Picking memcached was a bit of a shoo-in for us because it was already in the infrastructure. You should probably weigh the pros-n-cons of .

Now that the stack is rough’ed in.. its time to get down to the business of wiring all of this up, but before we do lets ponder a few more quotes related to building a task management system.

“There is no such thing as running tasks exactly-once.” - Rick Branson

Just to point out that Instagram did not invent these ideas or concepts. Lets lean on the pre-web history a bit.

“… it is impossible for one process to tell whether another has died ( stopped entirely ) or is just running very slowly.”

Impossibility of distributed consensus with one faulty process
Fisher, N. Lynch 1985

So after all of that, here is what the architecture looks like now.

asynch_tasks_two

The ‘Broker’, ‘Queues’ are part of the RabbitMQ setup. The ‘Workers’ are from celery and the new Cache is an instance of Memcached.

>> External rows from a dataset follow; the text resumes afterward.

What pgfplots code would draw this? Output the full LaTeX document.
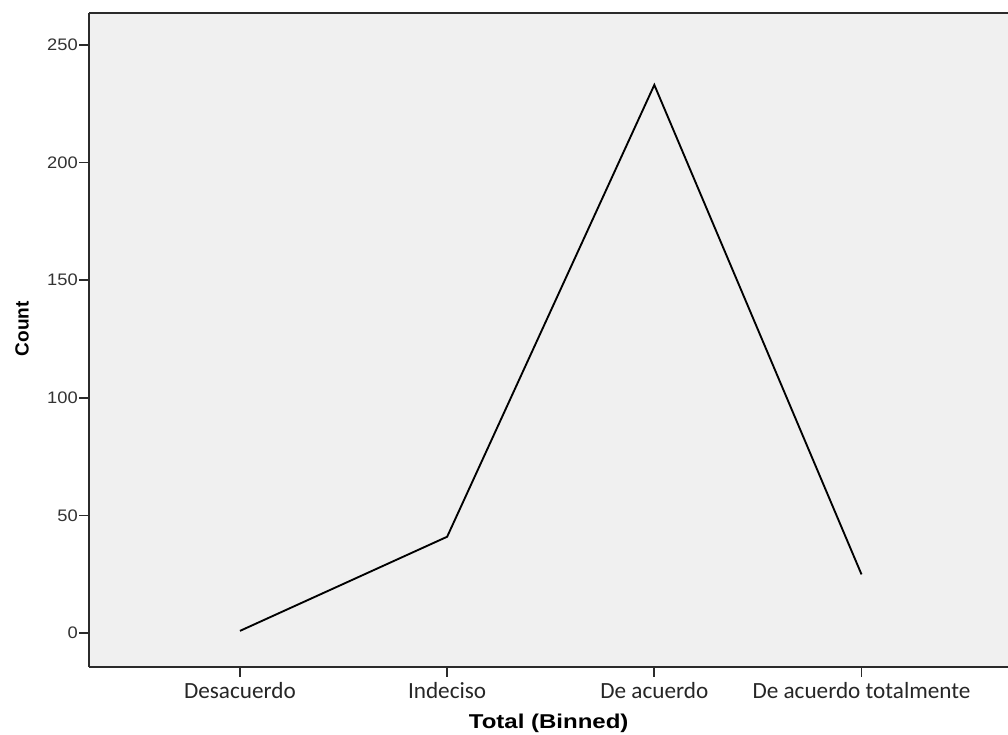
\documentclass[border=0pt]{standalone}
\usepackage{fontspec}
\setmainfont{Liberation Sans}
\newfontfamily\calib{Carlito}
\newfontfamily\tickfont[FakeStretch=1.1]{Liberation Sans}
\newfontfamily\titlefont[FakeStretch=1.2]{Liberation Sans}
\usepackage{pgfplots}
\pgfplotsset{compat=1.18}
\definecolor{plotbg}{HTML}{F0F0F0}
\definecolor{frame}{HTML}{2B2B2B}
\begin{document}
\begin{tikzpicture}
\begin{axis}[
  scale only axis,
  width=689pt, height=490.5pt,
  xmin=-0.727, xmax=3.707,
  ymin=-14.2, ymax=263.7,
  axis x line*=box,
  axis y line*=left,
  xtick pos=bottom, ytick pos=left,
  axis line style={frame, line width=1.4pt},
  axis background/.style={fill=plotbg},
  tick align=outside,
  major tick length=7.5pt,
  tick style={frame, line width=1.3pt},
  xtick={0,1,2,3},
  xticklabels={Desacuerdo, Indeciso, De acuerdo, De acuerdo totalmente},
  xticklabel style={font=\calib\fontsize{17.4}{21}\selectfont, text=black!85, anchor=base, yshift=-16.5pt},
  ytick={0,50,100,150,200,250},
  yticklabel style={font=\tickfont\fontsize{12.5}{14}\selectfont, text=black!80, inner sep=0pt, xshift=-1pt},
  /pgf/number format/assume math mode=true,
  xlabel={Total (Binned)},
  xlabel style={font=\titlefont\bfseries\fontsize{15}{18}\selectfont, at={(axis description cs:0.5,-0.086)}, anchor=center},
  ylabel={Count},
  ylabel style={font=\bfseries\fontsize{14.3}{17}\selectfont, at={(axis description cs:-0.0733,0.517)}, anchor=center, rotate=0},
  clip=false,
]
\addplot[black, line width=1.4pt, mark=none] coordinates {
  (0,1) (1,41) (2,233) (3,25)
};
\end{axis}
\pgfresetboundingbox
\path[use as bounding box] (-67pt,-51.2pt) rectangle (689pt,500pt);
\end{tikzpicture}
\end{document}
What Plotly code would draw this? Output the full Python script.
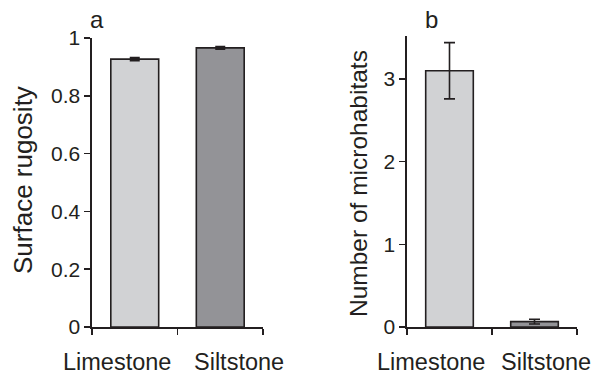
import plotly.graph_objects as go

categories = ["Limestone", "Siltstone"]
rugosity = [0.927, 0.966]
rugosity_err = [0.004, 0.003]
microhabitats = [3.10, 0.065]
microhabitats_err = [0.34, 0.028]
rugosity_ticks = [0, 0.2, 0.4, 0.6, 0.8, 1]
rugosity_ticktext = ["0", "0.2", "0.4", "0.6", "0.8", "1"]
micro_ticks = [0, 1, 2, 3]
bar_colors = ["#d1d2d4", "#939397"]

W, H = 596, 374
FONT = "Liberation Sans, Arial, Helvetica, sans-serif"
INK = "#231f20"


def px_x(a, b):
    return [a / W, b / W]


def px_y(top, bottom):
    return [(H - bottom) / H, (H - top) / H]


fig = go.Figure()

fig.add_trace(go.Bar(
    x=categories, y=rugosity, width=0.56,
    marker=dict(color=bar_colors, line=dict(color=INK, width=1.6)),
    error_y=dict(type="data", array=rugosity_err, color=INK, thickness=2.5, width=5),
    xaxis="x", yaxis="y", showlegend=False,
))
fig.add_trace(go.Bar(
    x=categories, y=microhabitats, width=0.56,
    marker=dict(color=bar_colors, line=dict(color=INK, width=1.6)),
    error_y=dict(type="data", array=microhabitats_err, color=INK, thickness=1.6, width=5.5),
    xaxis="x2", yaxis="y2", showlegend=False,
))

axis_common = dict(
    showline=True, linecolor=INK, linewidth=1.6, showgrid=False, zeroline=False,
    ticks="outside", ticklen=6, tickwidth=1.6, tickcolor=INK, automargin=False,
    tickfont=dict(family=FONT, size=21, color=INK),
)

fig.update_layout(
    template="none",
    width=W, height=H, margin=dict(l=0, r=0, t=0, b=0, autoexpand=False),
    paper_bgcolor="white", plot_bgcolor="white",
    bargap=0.44,
    xaxis=dict(domain=px_x(92, 263), type="category", range=[-0.5, 1.5],
               tickson="boundaries", showticklabels=False, anchor="y", **axis_common),
    yaxis=dict(domain=px_y(38, 327), range=[0, 1], tickvals=rugosity_ticks,
               ticktext=rugosity_ticktext, anchor="x", **axis_common),
    xaxis2=dict(domain=px_x(407, 577), type="category", range=[-0.5, 1.5],
                tickson="boundaries", showticklabels=False, anchor="y2", **axis_common),
    yaxis2=dict(domain=px_y(36, 327), range=[0, 3.52], tickvals=micro_ticks,
                anchor="x2", **axis_common),
)

annotations = []
# category labels
for xref, shifts in (("x", (-18, 19)), ("x2", (-19, 11))):
    for cat, s in zip(categories, shifts):
        annotations.append(dict(
            x=cat, xref=xref, y=(H - 362) / H, yref="paper", xshift=s,
            text=cat, showarrow=False, xanchor="center", yanchor="middle",
            font=dict(family=FONT, size=23.5, color=INK)))
# axis titles
annotations.append(dict(x=23 / W, y=(H - 180) / H, xref="paper", yref="paper",
                        text="Surface rugosity", textangle=-90, showarrow=False,
                        xanchor="center", yanchor="middle",
                        font=dict(family=FONT, size=26, color=INK)))
annotations.append(dict(x=358 / W, y=(H - 184) / H, xref="paper", yref="paper",
                        text="Number of microhabitats", textangle=-90, showarrow=False,
                        xanchor="center", yanchor="middle",
                        font=dict(family=FONT, size=24.5, color=INK)))
# panel letters
annotations.append(dict(x=97 / W, y=(H - 20) / H, xref="paper", yref="paper",
                        text="a", showarrow=False, xanchor="center", yanchor="middle",
                        font=dict(family=FONT, size=24, color=INK)))
annotations.append(dict(x=431 / W, y=(H - 20) / H, xref="paper", yref="paper",
                        text="b", showarrow=False, xanchor="center", yanchor="middle",
                        font=dict(family=FONT, size=24, color=INK)))

fig.update_layout(annotations=annotations)

fig.write_html(
    "out.html",
    config={"displayModeBar": False, "staticPlot": True},
    post_script="document.body.style.margin='0';document.body.style.overflow='hidden';",
)
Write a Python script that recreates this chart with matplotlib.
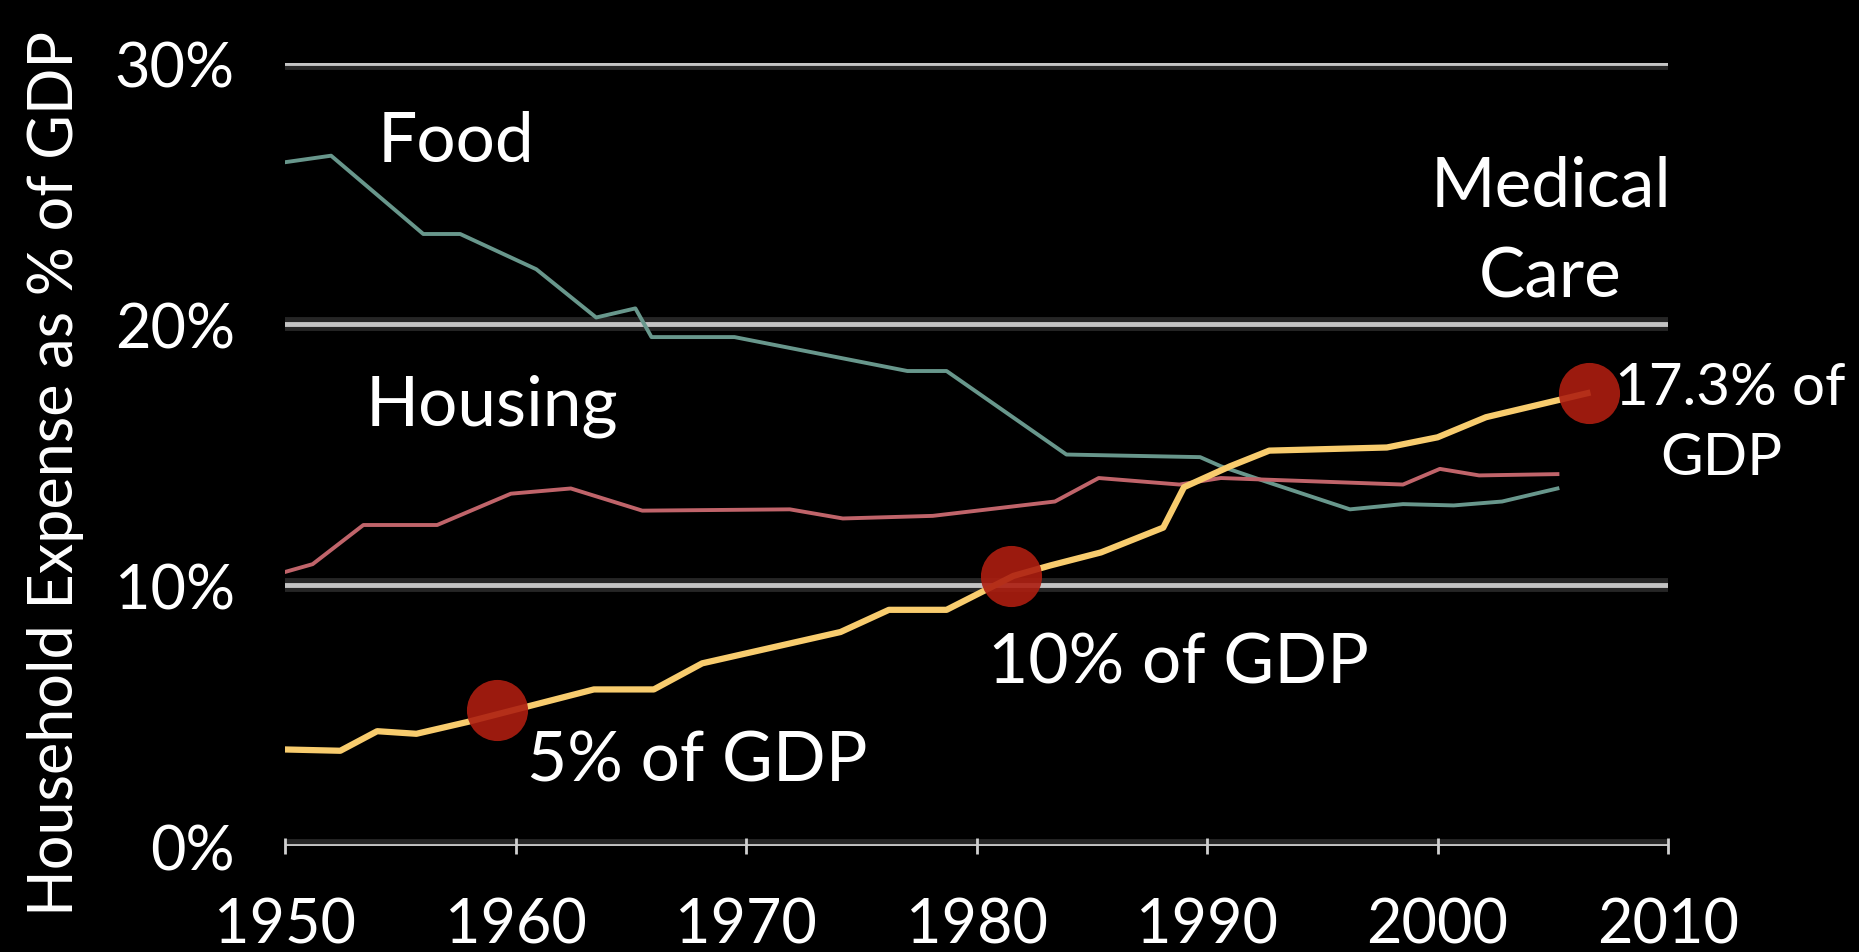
import matplotlib
matplotlib.use("Agg")
import matplotlib.pyplot as plt
import matplotlib.patheffects as pe

plt.rcParams['font.family'] = ['Lato', 'DejaVu Sans']

# values (year, % of GDP)
food_years = [1950, 1952, 1956, 1957.6, 1960.9, 1963.5, 1965.2, 1965.9, 1969.5, 1977, 1978.7,
              1983.9, 1989.7, 1990.6, 1992.6, 1996.2, 1998.5, 2000.7, 2002.8, 2005.2]
food_pct = [26.2, 26.45, 23.45, 23.45, 22.1, 20.25, 20.6, 19.5, 19.5, 18.2, 18.2,
            15.0, 14.9, 14.55, 13.95, 12.9, 13.1, 13.05, 13.2, 13.7]

housing_years = [1950, 1951.2, 1953.4, 1956.6, 1959.8, 1962.4, 1965.5, 1971.9, 1974.2, 1978.1,
                 1983.4, 1985.3, 1988.8, 1990.6, 1998.5, 2000.1, 2001.8, 2005.2]
housing_pct = [10.5, 10.8, 12.3, 12.3, 13.5, 13.7, 12.85, 12.9, 12.55, 12.65,
               13.2, 14.1, 13.85, 14.1, 13.85, 14.45, 14.2, 14.25]

medical_years = [1950, 1952.4, 1954, 1955.7, 1957.9, 1963.4, 1966, 1968.1, 1974.1, 1976.2, 1978.7,
                 1981.6, 1983.2, 1985.4, 1988.1, 1989, 1991, 1992.7, 1997.8, 2000, 2002.1, 2006.5]
medical_pct = [3.7, 3.65, 4.4, 4.3, 4.75, 6.0, 6.0, 7.0, 8.2, 9.05, 9.05,
               10.35, 10.75, 11.25, 12.2, 13.75, 14.55, 15.15, 15.27, 15.66, 16.43, 17.35]

dot_years = [1959.2, 1981.5, 2006.55]
dot_pct = [5.2, 10.35, 17.35]

yticks = [0, 10, 20, 30]
ytick_labels = ['0%', '10%', '20%', '30%']
xticks = [1950, 1960, 1970, 1980, 1990, 2000, 2010]

fig = plt.figure(figsize=(18.59, 9.53), dpi=100, facecolor='black')
ax = fig.add_axes([0.1533, 0.1112, 0.744, 0.8216], facecolor='black')

grid_fx = [pe.Stroke(linewidth=10, foreground='#262626'), pe.Normal()]
for y in yticks:
    ax.axhline(y, color='#c4c4c4', lw=3.5, zorder=1, path_effects=grid_fx)

ax.plot(food_years, food_pct, color='#68978c', lw=2.8, zorder=3)
ax.plot(housing_years, housing_pct, color='#c0646a', lw=2.8, zorder=3)
ax.plot(medical_years, medical_pct, color='#f8cc6e', lw=4.5, zorder=4)
ax.plot(dot_years, dot_pct, 'o', ms=44, color='#ad1e10', alpha=0.9,
        markeredgewidth=0, zorder=5, clip_on=False)

ax.set_xlim(1950, 2010)
ax.set_ylim(0, 30)
for s in ax.spines.values():
    s.set_visible(False)

ax.set_yticks(yticks)
ax.set_yticklabels(ytick_labels)
ax.set_xticks(xticks)
ax.tick_params(axis='y', length=0, pad=36, labelsize=44, labelcolor='white')
ax.tick_params(axis='x', length=12, width=2, direction='inout', color='#d0d0d0',
               pad=30, labelsize=44, labelcolor='white')

fig.text(0.030, 0.503, 'Household Expense as % of GDP', rotation=90,
         ha='center', va='center', color='white', fontsize=44)

txt = dict(color='white', fontsize=50, va='center')
ax.text(1954.0, 27.0, 'Food', ha='left', **txt)
ax.text(1953.5, 16.9, 'Housing', ha='left', **txt)
ax.text(2004.9, 25.3, 'Medical', ha='center', **txt)
ax.text(2004.9, 21.8, 'Care', ha='center', **txt)
ax.text(1980.5, 7.0, '10% of GDP', ha='left', **txt)
ax.text(1960.5, 3.25, '5% of GDP', ha='left', **txt)
side = dict(color='white', fontsize=42, va='center', clip_on=False)
ax.text(2007.7, 17.55, '17.3% of', ha='left', **side)
ax.text(2012.3, 14.87, 'GDP', ha='center', **side)

fig.savefig('out.png', dpi=100, facecolor='black')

For the final issue: Dont run the dbms/web server on the same machine .

Just don’t do it! Under load conditions you will create I/O blocking conditions that will cause your cpu to churn. See section 2 ‘ Separate Database Server ‘ in Digital Ocean’s documentation.

For reference my server spike issues are gone now and I sleep better at night. As an added benefit I can now scale horizontally quite nicely.

References:

As a follow up to this story I would like to point out a scaling story related to ‘ Black Friday the WalMart servers didn’t go over 1% CPU utilisation and the team did a deploy with 200,000,000 users online. ‘ I am currently kicking the tires of node.js and may write a bit more about this in the future.